Ce genre de question se pose aussi s'agissant de M. Kurt Straif, qui est – ou fut – le chef de la Section des Monographies.
Quel était l'intérêt de communiquer à M. Christopher Portier et Mme Hedwig Emmerig un article nauséabond de Mme Carey Gillam, de l'USRTK ? Si l'on cherche un intérêt professionnel, lié à l'organisation, ce serait sans doute la défense du classement du glyphosate en « cancérogène probable » envers et contre tout – y compris par la diffamation des experts de la JMPR, organe en partie de l'OMS, la maison-mère du CIRC...
Mais qui est cette Hedwig Emmerig ?
La personne en charge de la biotechnologie et de la bioéthique du groupe Alliance 90/Les Verts du Bundestag allemand !
Il nous semble que des boucles sont bouclées. M. Portier est au centre d'un réseau, mais il serait à notre sens peu opportun de se concentrer sur lui.

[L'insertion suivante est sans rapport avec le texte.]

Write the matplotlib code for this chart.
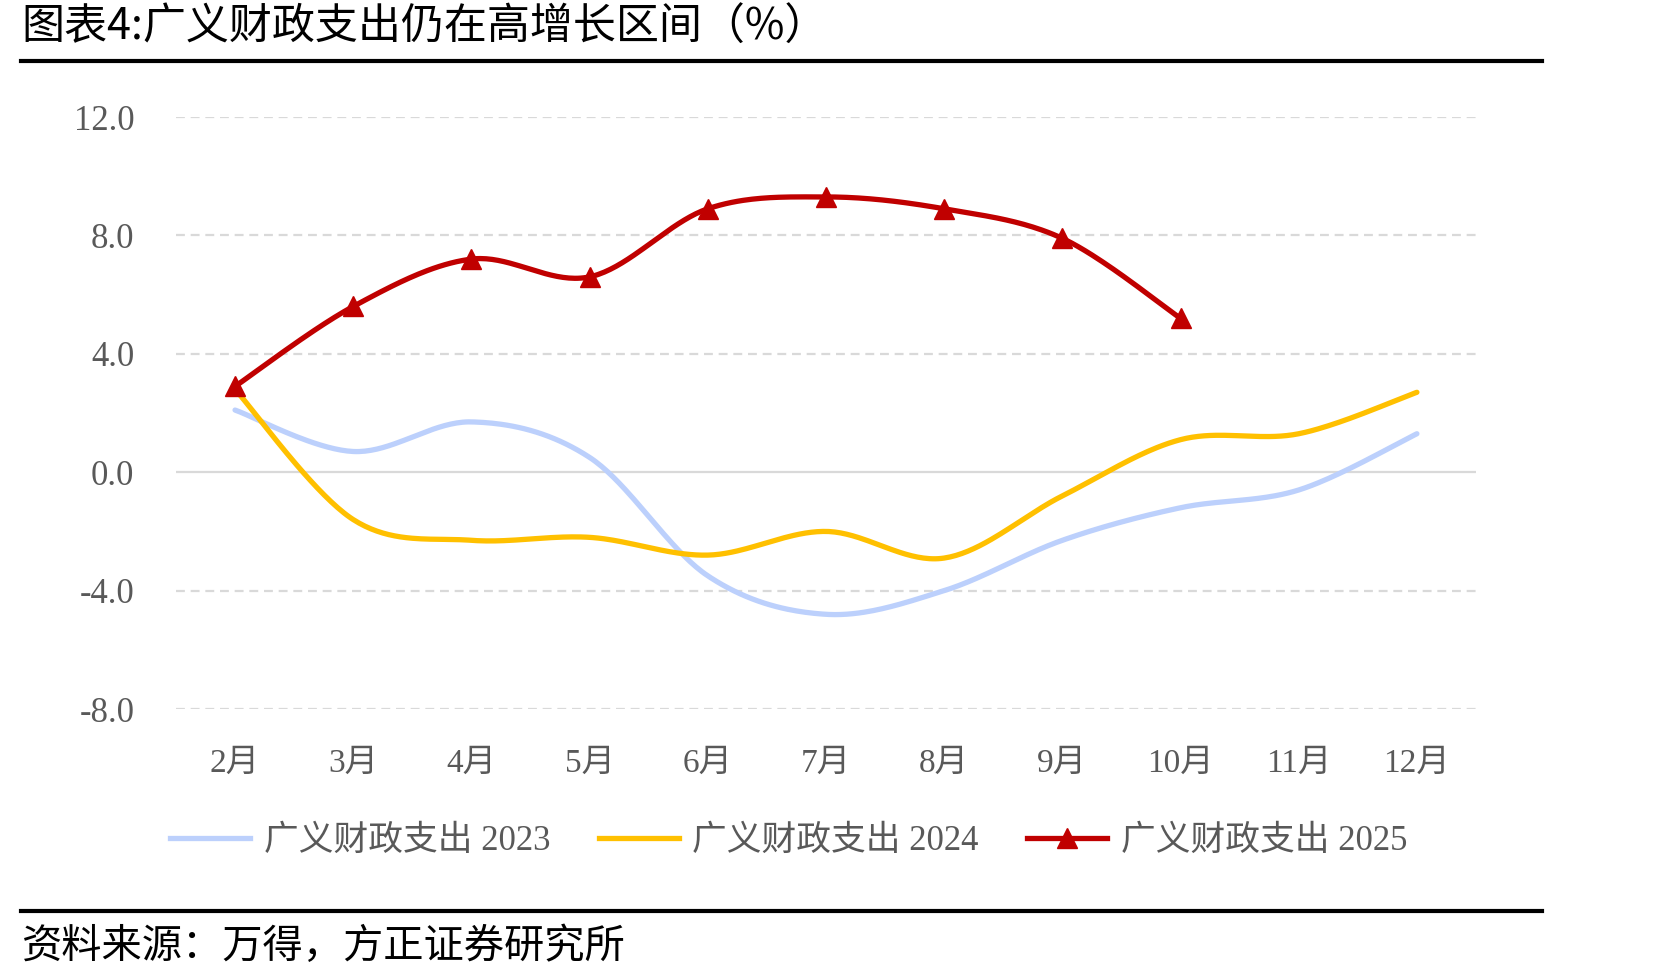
import matplotlib.pyplot as plt
import numpy as np
from matplotlib.lines import Line2D

plt.rcParams['axes.unicode_minus'] = False

months = ["2月", "3月", "4月", "5月", "6月", "7月", "8月", "9月", "10月", "11月", "12月"]
spend_2023 = [2.1, 0.7, 1.7, 0.5, -3.5, -4.8, -4.0, -2.3, -1.2, -0.6, 1.3]
spend_2024 = [2.8, -1.6, -2.3, -2.2, -2.8, -2.0, -2.9, -0.8, 1.1, 1.3, 2.7]
spend_2025 = [2.9, 5.6, 7.2, 6.6, 8.9, 9.3, 8.9, 7.9, 5.2]
yticks = [-8, -4, 0, 4, 8, 12]

c2023 = "#BCD0FC"
c2024 = "#FFC000"
c2025 = "#C00000"

serif_cjk = ['Liberation Serif', 'Noto Sans CJK SC']


def smooth(y, n=40):
    # Excel-like smoothed line (Catmull-Rom style bezier between points)
    x = np.arange(len(y), dtype=float)
    y = np.asarray(y, dtype=float)
    pts = np.column_stack([x, y])
    out = []
    for i in range(len(pts) - 1):
        p0 = pts[max(i - 1, 0)]
        p1 = pts[i]
        p2 = pts[i + 1]
        p3 = pts[min(i + 2, len(pts) - 1)]
        c1 = p1 + (p2 - p0) / 6
        c2 = p2 - (p3 - p1) / 6
        t = np.linspace(0, 1, n, endpoint=(i == len(pts) - 2))[:, None]
        seg = ((1 - t) ** 3) * p1 + 3 * ((1 - t) ** 2) * t * c1 + 3 * (1 - t) * t ** 2 * c2 + t ** 3 * p2
        out.append(seg)
    out = np.vstack(out)
    return out[:, 0], out[:, 1]


fig = plt.figure(figsize=(16.71, 9.8), dpi=100)
ax = fig.add_axes([0.1053, 0.2765, 0.778, 0.6041])

for v in yticks:
    if v == 0:
        ax.axhline(v, color="#D9D9D9", lw=1.6, zorder=1)
    else:
        ax.axhline(v, color="#D9D9D9", lw=1.6, ls=(0, (4, 2.6)), zorder=1)

x, y = smooth(spend_2023)
ax.plot(x, y, color=c2023, lw=3.8, solid_capstyle="round", zorder=2)
x, y = smooth(spend_2024)
ax.plot(x, y, color=c2024, lw=3.8, solid_capstyle="round", zorder=3)
x, y = smooth(spend_2025)
ax.plot(x, y, color=c2025, lw=3.8, solid_capstyle="round", zorder=4)
ax.plot(np.arange(len(spend_2025)), spend_2025, ls="none", marker="^", ms=15,
        color=c2025, zorder=5)

ax.set_xlim(-0.5, len(months) - 0.5)
ax.set_ylim(-8, 12)
ax.set_xticks(np.arange(len(months)))
ax.set_xticklabels(months, family=serif_cjk, fontsize=24, color="#595959")
ax.set_yticks(yticks)
ax.set_yticklabels(["%.1f" % v for v in yticks], family='Liberation Serif', fontsize=25, color="#595959")
ax.tick_params(axis="both", length=0)
ax.tick_params(axis="y", pad=30)
ax.tick_params(axis="x", pad=28)
for s in ax.spines.values():
    s.set_visible(False)

handles = [
    Line2D([], [], color=c2023, lw=3.8),
    Line2D([], [], color=c2024, lw=3.8),
    Line2D([], [], color=c2025, lw=3.8, marker="^", ms=15),
]
labels = ["广义财政支出 2023", "广义财政支出 2024", "广义财政支出 2025"]
leg = fig.legend(handles, labels, loc="center", bbox_to_anchor=(0.472, 0.141), ncol=3,
                 frameon=False, handlelength=2.3, columnspacing=1.4, handletextpad=0.4,
                 prop={"family": serif_cjk, "size": 25})
for t in leg.get_texts():
    t.set_color("#595959")

fig.text(0.013, 0.972, "图表4:广义财政支出仍在高增长区间（%）", family=['Noto Sans CJK SC', 'DejaVu Sans'],
         fontsize=31, va="center", ha="left", color="black")
fig.add_artist(Line2D([0.0126, 0.923], [0.9378, 0.9378], color="black", lw=3))
fig.add_artist(Line2D([0.0126, 0.923], [0.0704, 0.0704], color="black", lw=3))
fig.text(0.013, 0.034, "资料来源：万得，方正证券研究所", family=['Noto Sans CJK SC', 'DejaVu Sans'],
         fontsize=29, va="center", ha="left", color="black")

fig.savefig("out.png", dpi=100)
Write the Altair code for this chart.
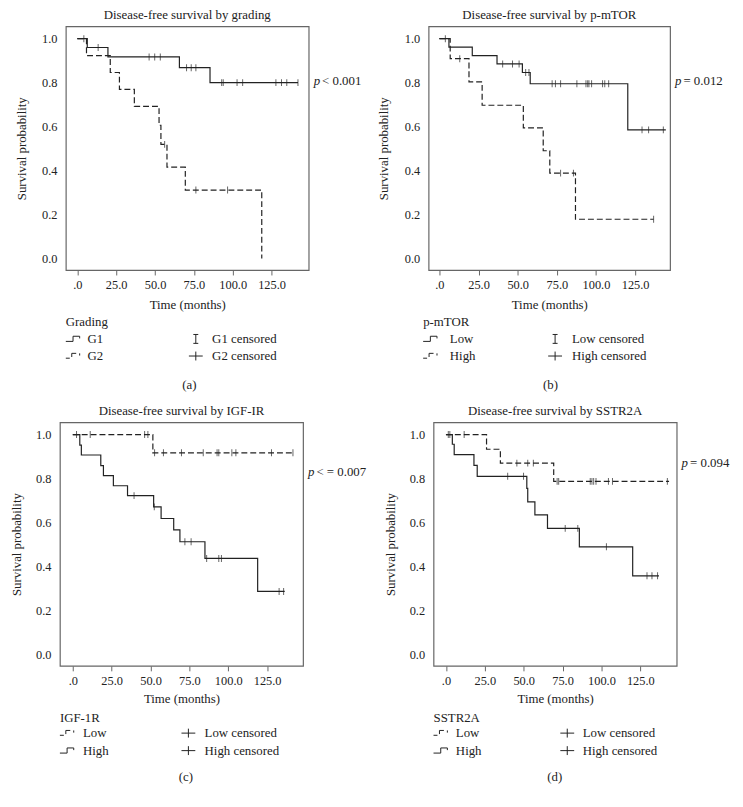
import altair as alt
import pandas as pd

FONT = "Liberation Serif"
INK = "#222222"
FRAME = "#666666"

XTICKS = [0, 25, 50, 75, 100, 125]
YTICKS = [0.0, 0.2, 0.4, 0.6, 0.8, 1.0]
YDOM = [-0.053, 1.056]

# ---------------- data ----------------
# (a) grading
A_G1_T = [0, 6.4, 19.7, 65.7, 85.4]
A_G1_S = [1.0, 0.960, 0.917, 0.868, 0.800]
A_G1_END = 142.0
A_G1_CENS = [4.2, 13.4, 46.2, 49.8, 53.4, 70.3, 73.3, 76.3, 92.9, 93.9,
             102.8, 106.4, 127.8, 131.4, 134.8, 142.0]
A_G2_T = [0, 5.9, 21.2, 27.1, 36.7, 52.6, 53.8, 57.7, 69.5, 118.7]
A_G2_S = [1.0, 0.923, 0.846, 0.769, 0.692, 0.606, 0.519, 0.415, 0.311, 0.0]
A_G2_END = 118.7
A_G2_CENS = [56.2, 76.3, 96.7]

# (b) p-mTOR
B_LOW_T = [0, 6.1, 21.0, 36.8, 53.0, 58.0, 120.3]
B_LOW_S = [1.0, 0.962, 0.923, 0.885, 0.846, 0.795, 0.585]
B_LOW_END = 144.6
B_LOW_CENS = [3.8, 40.4, 46.7, 50.9, 55.1, 57.2, 72.0, 74.1, 77.4, 87.8, 93.6,
              94.7, 95.5, 97.2, 104.2, 105.6, 108.1, 129.4, 133.6, 143.0]
B_HIGH_T = [0, 6.9, 18.9, 27.3, 53.6, 66.3, 70.5, 86.9]
B_HIGH_S = [1.0, 0.909, 0.803, 0.697, 0.594, 0.490, 0.388, 0.178]
B_HIGH_END = 136.8
B_HIGH_CENS = [13.0, 77.4, 85.6, 136.8]

# (c) IGF-1R
C_LOW_T = [0, 51.5]
C_LOW_S = [1.0, 0.917]
C_LOW_END = 142.6
C_LOW_CENS = [2.4, 11.2, 46.2, 48.3, 52.6, 58.3, 69.9, 83.9, 92.8, 93.9, 102.3,
              104.9, 127.8, 141.6]
C_HIGH_T = [0, 4.5, 5.5, 18.0, 19.7, 26.1, 35.2, 52.0, 56.8, 64.9, 68.9, 85.0, 118.9]
C_HIGH_S = [1.0, 0.952, 0.907, 0.859, 0.813, 0.767, 0.722, 0.671, 0.618, 0.566,
            0.512, 0.436, 0.286]
C_HIGH_END = 136.3
C_HIGH_CENS = [39.4, 52.4, 72.1, 76.1, 86.1, 93.9, 95.6, 132.7, 135.6]

# (d) SSTR2A
D_LOW_T = [0, 26.1, 35.0, 69.3]
D_LOW_S = [1.0, 0.933, 0.870, 0.787]
D_LOW_END = 143.5
D_LOW_CENS = [1.5, 11.7, 45.6, 52.6, 56.2, 71.5, 72.5, 92.8, 93.9, 95.0, 96.5,
              104.5, 107.1, 142.4]
D_HIGH_T = [0, 4.1, 5.3, 18.0, 20.1, 52.0, 52.6, 57.2, 65.3, 85.8, 120.1]
D_HIGH_S = [1.0, 0.956, 0.909, 0.860, 0.810, 0.755, 0.694, 0.634, 0.573, 0.489, 0.357]
D_HIGH_END = 137.0
D_HIGH_CENS = [2.5, 39.7, 49.9, 76.7, 84.8, 103.2, 129.3, 132.5, 136.1]

ONE = pd.DataFrame({"k": [0]})


def km_frame(times, surv, end):
    t = list(times)
    s = list(surv)
    if end > t[-1]:
        t.append(end)
        s.append(s[-1])
    return pd.DataFrame({"t": t, "s": s})


def cens_frame(times, surv, cens):
    ys = []
    for c in cens:
        v = surv[0]
        for tt, ss in zip(times, surv):
            if tt <= c:
                v = ss
        ys.append(v)
    return pd.DataFrame({"t": cens, "s": ys})


def rule(x1, y1, x2, y2):
    return alt.Chart(ONE).mark_rule(color=INK, strokeWidth=1).encode(
        x=alt.value(x1), x2=alt.value(x2), y=alt.value(y1), y2=alt.value(y2))


def text(x, y, s, align="left", style="normal", size=13):
    return alt.Chart(ONE).mark_text(
        align=align, baseline="middle", font=FONT, fontSize=size,
        fontStyle=style, color=INK).encode(
        x=alt.value(x), y=alt.value(y), text=alt.value(s))


def icon(x0, yc, dashed):
    if not dashed:
        return [rule(x0, yc + 2.5, x0 + 7.3, yc + 2.5),
                rule(x0 + 7.3, yc + 2.5, x0 + 7.3, yc - 2.7),
                rule(x0 + 7.3, yc - 2.7, x0 + 14, yc - 2.7),
                rule(x0 + 14, yc - 2.7, x0 + 14, yc - 0.5)]
    return [rule(x0, yc + 2.2, x0 + 4, yc + 2.2),
            rule(x0 + 6, yc + 1, x0 + 6, yc - 2.7),
            rule(x0 + 6, yc - 2.7, x0 + 10.5, yc - 2.7),
            rule(x0 + 14, yc - 2.7, x0 + 14, yc - 0.5)]


def symbol(cx, yc, kind):
    if kind == "I":
        return [rule(cx, yc - 4.5, cx, yc + 4.5),
                rule(cx - 2.5, yc - 4.5, cx + 2.5, yc - 4.5),
                rule(cx - 2.5, yc + 4.5, cx + 2.5, yc + 4.5)]
    return [rule(cx - 7, yc, cx + 7, yc), rule(cx, yc - 4.5, cx, yc + 4.5)]


def panel(p):
    W, H = p["w"], p["h"]
    xs = alt.Scale(domain=p["xdom"], nice=False, zero=False)
    ys = alt.Scale(domain=YDOM, nice=False, zero=False)
    xax = alt.Axis(values=XTICKS, title="Time (months)", grid=False, domain=False,
                   tickSize=5, labelPadding=3.5, titlePadding=p["xtp"],
                   labelExpr="datum.value == 0 ? '.0' : format(datum.value, '.1f')")
    yax = alt.Axis(values=YTICKS, format=".1f", title="Survival probability",
                   grid=False, domain=False, ticks=False, tickSize=0,
                   labelPadding=9, titlePadding=p["ytp"])
    layers = []
    for g in p["groups"]:
        t, s, end, cens, dashed = g
        kw = dict(interpolate="step-after", color=INK, strokeWidth=1.2)
        if dashed:
            kw["strokeDash"] = [6, 3]
        layers.append(alt.Chart(km_frame(t, s, end)).mark_line(**kw).encode(
            x=alt.X("t:Q", scale=xs, axis=xax), y=alt.Y("s:Q", scale=ys, axis=yax)))
        layers.append(alt.Chart(cens_frame(t, s, cens)).mark_tick(
            orient="vertical", size=7, thickness=1, color=INK).encode(
            x=alt.X("t:Q", scale=xs, axis=xax), y=alt.Y("s:Q", scale=ys, axis=yax)))
    # p-value
    layers.append(text(W + 5, p["py"], "p", style="italic"))
    layers.append(text(W + 13.5, p["py"], p["ptxt"]))
    # legend
    lx, tx, sx, cx, capx = p["lx"], p["tx"], p["sx"], p["cx"], p["capx"]
    ly = p["ly"]
    layers.append(text(lx, H + ly[0], p["ltitle"]))
    for i, (lab, dashed, kind, clab) in enumerate(p["items"]):
        yc = H + ly[i + 1]
        layers += icon(lx, yc, dashed)
        layers.append(text(tx, yc, lab))
        layers += symbol(sx, yc, kind)
        layers.append(text(cx, yc, clab))
    layers.append(text(capx, H + ly[3], p["cap"], align="center"))
    return alt.layer(*layers).properties(
        width=W, height=H,
        title=alt.Title(p["title"], offset=p["toff"], baseline="alphabetic"))


def spacer(w, h):
    return alt.Chart(ONE).mark_point(opacity=0).encode(
        x=alt.value(0), y=alt.value(0)).properties(
        width=w, height=h, view=alt.ViewBackground(strokeOpacity=0))


H1 = 246.5
H2 = 246.5
ROW1_LY = [53, 69.7, 87, 116.3]
ROW2_LY = [52.4, 68, 85.7, 112]

pa = panel(dict(
    w=245.7, h=H1, xdom=[-7.4, 148.9], xtp=8, ytp=13.5, toff=-6,
    title="Disease-free survival by grading",
    groups=[(A_G1_T, A_G1_S, A_G1_END, A_G1_CENS, False),
            (A_G2_T, A_G2_S, A_G2_END, A_G2_CENS, True)],
    py=55.3, ptxt="< 0.001", ltitle="Grading",
    items=[("G1", False, "I", "G1 censored"), ("G2", True, "+", "G2 censored")],
    lx=0, tx=22, sx=131.5, cx=148, capx=125, ly=ROW1_LY, cap="(a)"))

pb = panel(dict(
    w=244.3, h=H1, xdom=[-6.9, 147.3], xtp=8, ytp=13.5, toff=-6,
    title="Disease-free survival by p-mTOR",
    groups=[(B_LOW_T, B_LOW_S, B_LOW_END, B_LOW_CENS, False),
            (B_HIGH_T, B_HIGH_S, B_HIGH_END, B_HIGH_CENS, True)],
    py=55.3, ptxt="= 0.012", ltitle="p-mTOR",
    items=[("Low", False, "I", "Low censored"), ("High", True, "+", "High censored")],
    lx=-5.5, tx=21.5, sx=128, cx=145, capx=123.3, ly=ROW1_LY, cap="(b)"))

pc = panel(dict(
    w=246, h=H2, xdom=[-8.3, 148.1], xtp=6, ytp=12, toff=-6,
    title="Disease-free survival by IGF-IR",
    groups=[(C_LOW_T, C_LOW_S, C_LOW_END, C_LOW_CENS, True),
            (C_HIGH_T, C_HIGH_S, C_HIGH_END, C_HIGH_CENS, False)],
    py=50.7, ptxt="< = 0.007", ltitle="IGF-1R",
    items=[("Low", True, "+", "Low censored"), ("High", False, "+", "High censored")],
    lx=0, tx=23.4, sx=130, cx=146.4, capx=127.4, ly=ROW2_LY, cap="(c)"))

pd_ = panel(dict(
    w=246, h=H2, xdom=[-8.0, 148.4], xtp=6, ytp=12, toff=-6,
    title="Disease-free survival by SSTR2A",
    groups=[(D_LOW_T, D_LOW_S, D_LOW_END, D_LOW_CENS, True),
            (D_HIGH_T, D_HIGH_S, D_HIGH_END, D_HIGH_CENS, False)],
    py=41.3, ptxt="= 0.094", ltitle="SSTR2A",
    items=[("Low", True, "+", "Low censored"), ("High", False, "+", "High censored")],
    lx=0, tx=22.6, sx=135.3, cx=151, capx=122.6, ly=ROW2_LY, cap="(d)"))

row1 = alt.hconcat(spacer(5.7, H1), pa, spacer(121, H1), pb, spacing=0, bounds="flush")
row2 = alt.hconcat(pc, spacer(131.5, H2), pd_, spacing=0, bounds="flush")

chart = alt.vconcat(row1, row2, spacing=154 + H1, bounds="flush").properties(
    padding={"left": 1.5, "top": -4, "right": 5, "bottom": 5},
    background="white",
).configure_view(
    stroke=FRAME, strokeWidth=1.2
).configure_axis(
    labelFont=FONT, labelFontSize=12.5, labelColor=INK,
    titleFont=FONT, titleFontSize=13, titleFontWeight="normal", titleColor=INK,
    tickColor=FRAME,
).configure_title(
    font=FONT, fontSize=13, fontWeight="normal", color=INK, anchor="middle",
)

chart.save("out.html", embed_options={"renderer": "svg", "actions": False})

Le problème, c'est le CIRC. Est-ce un problème de quelques personnes, de loups pas vraiment solitaires car il semble y avoir une meute (Kate Guyton, Kurt Straif, des gens du groupe des communications faisant la veille et entretenant des liens avec des personnages comme « Stef ») ? Ou plutôt un problème systémique comme tendent à le montrer la passivité de la direction, le refus obstiné d'expliciter le sens du classement en « probablement cancérogène », et les contributions apportées aux opposants au renouvellement de l'autorisation du glyphosate ?
La communication de M. Straif avec Mme Emmerig – dévoilée par hasard dans la correspondance de M. Portier – ne serait-elle que la pointe de l'iceberg ? N'y a-t-il pas – directement ou par l'intermédiaire des Verts allemands d'Alliance 90/Les Verts – une collusion avec les « ONG » qui se sont investies dans l'opposition au glyphosate ?
C'est tout récent... Le Comité de la Science, de l'Espace et de la Technologie de la Chambre des Représentants vient d'écrire au directeur du CIRC. M. Christopher Wild. La lettre capture plutôt bien les griefs à l'encontre du CIRC.